I do not present the results of dealing with the dead ends but you can imagine that we manually add on each dead end node an outgoing edge to all the nodes of our graph.
In case you are familiar with the theory behind Markov chains you can find a direct comparison between them and PageRank. Briefly, a Markov chain describes an event that depends only on the exact previous event. For example, if our surfer went to webpages A->B->C the next webpage depends only on webpage C. The probability of going from C to another webpage is given to us from the tranisition matrix $M$, which we have presented above as the stochastic adjacency matrix.
In our case we have made one strong assumption, that the probability of surfing from webpage A to any outgoing link is equal to $\dfrac{1}{d_A}$ where $d_A$ is the number of outgoing links. This means that our surfer randomly selects one of the possible outgoing links.
Finally, the principal eigenvector that we find above using the power iteration method is called stationary vector and is unique for a given matrix $M$ if that matrix follows some rules such as:
I believe that this gives a more sound (and definetely simplified) approach as to why we must deal with dead-ends and spider traps.
You might suspect that the whole internet does not include only 3 webpages A, B, C. Actually, the estimated number of webpages is around 1.7 billion. Our algorithm needs to keep on each iteration a vector for r_new
, a vector of r_old
and the adjacency matrix M or A. r_new
and r_old
contain 1.7 billion float entries each which results to $2 * 1.7 * 10^9 * 4$ bytes = 13.6GB which I believe can easily fit the memory of the Google machines. Our main problem however is the size of M, A. They both have the same size $NxN$ where N is the number of total webpages. This means that in order to fit one of these matrices we need $(1.7 * 10^9)^2*4$ bytes ~ 14*10^6TB. Well that seems pretty big and probably not even google would be able to store that matrix.
Some good and some bad news. The good news are that the matrix M (the ideal one) is sparse and can be stored and loaded efficiently. Assuming that there are on average 10 outgoing links per page this means we need $1.7 * 10^9 * 4 * 10$ bytes ~ 68GB so in total we need $r_{old} + r_{new} + M = 81.6GB$. Yay, this soudns reasonable enough and we can store it easily on a single Google machine. However, the bad new are that the matrix M can be used only in the ideal scenario that the graph of all the webpages does not include any spider traps or dead-ends as we showed above.
In the more realistic scenario there are many dead-ends and spider traps, so we must use the matrix A instead of matrix M. Well, matrix A is not sparse at all and actually has almost no 0 values. This means that we actually need 14million TB to perform the power iteration. Fortunately, there is a way to get back to using the sparse matrix M which can also include traps and dead-ends.

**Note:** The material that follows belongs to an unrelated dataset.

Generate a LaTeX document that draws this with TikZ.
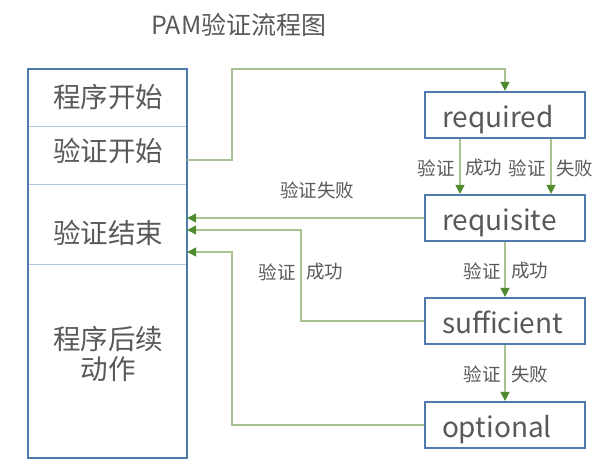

Assuming no dead end, we could rerwite our power iteration rule $r = \left(βM + (1-b)\left( \frac{1}{N} \right)_{NxN}\right)r$ to $r = βMr + \left( \frac{1 - b}{N} \right)_{N}$. Instead of adding an NxN full matrix to M, we instead add an N sized vector to the final result. With the above rewrite we have avoided using the dense matrix A.
Now, we must also deal with the dead-ends. As you remember in the case of dead-ends there was a leak of importance. We can quantify the total leak (from both the dead-ends and the random teleportations) as $1 - S$ where $S = \sum_jr_j'$ and $r_j'$ is the importance of node j without caring about possible teloportation that ended up on node j.
Image from Yure's Leskovec slides
I had two main difficulties understanding the above algorithm. First, what is the S? Second, where did the 1 - b go? In the case that we did not have any dead-ends S == 1 - b and the equation takes the form we presented above. In the case of dead ends S is b - dead end leaks, so the numerator becomes 1 - b + dead_end_leaks and we have accounted for both spider-traps and dead ends while using the sparse matrix M.
Below, we show the implementation of the final version of our PageRank algorithm.
# A stochastic adjacency matrix with a spider trap
M = np.array([
[0.5, 0, 0],
[0.5, 0, 1],
[0, 1, 0]
])
# A prior starting distribution
r_start = np.array([1/3, 1/3, 1/3])
beta = 0.75
N = np.full((len(M), len(M)), 1 / len(M))
max_iterations = 20
r_old = r_start
history = [r_start]
for _ in range(max_iterations):
# Find the new r'
r_prime = beta * M @ r_old # We only use matrix M and avoid calculating the dense matrix A
# Calculate the residual (leak) from dead ends and random teleports
leak = 1 - np.sum(r_prime)
# Calcualte r_new
r_new = r_prime + (1 / len(r_prime)) * leak
# Save the history of updates
history.append(r_new)
# Update r_old
r_old = r_new
plot_history(np.array(history))
We got the exact same results as in the case above while we avoided using the dense matrix A. We have successfully created a method that will be able to rank the importance of pages regardless of the graph size and relatively fast. Approximately, even for the biggest graphs (many billions of nodes) the power iteration method converges at ~50 iterations.
$$ The \hspace{1mm} End! $$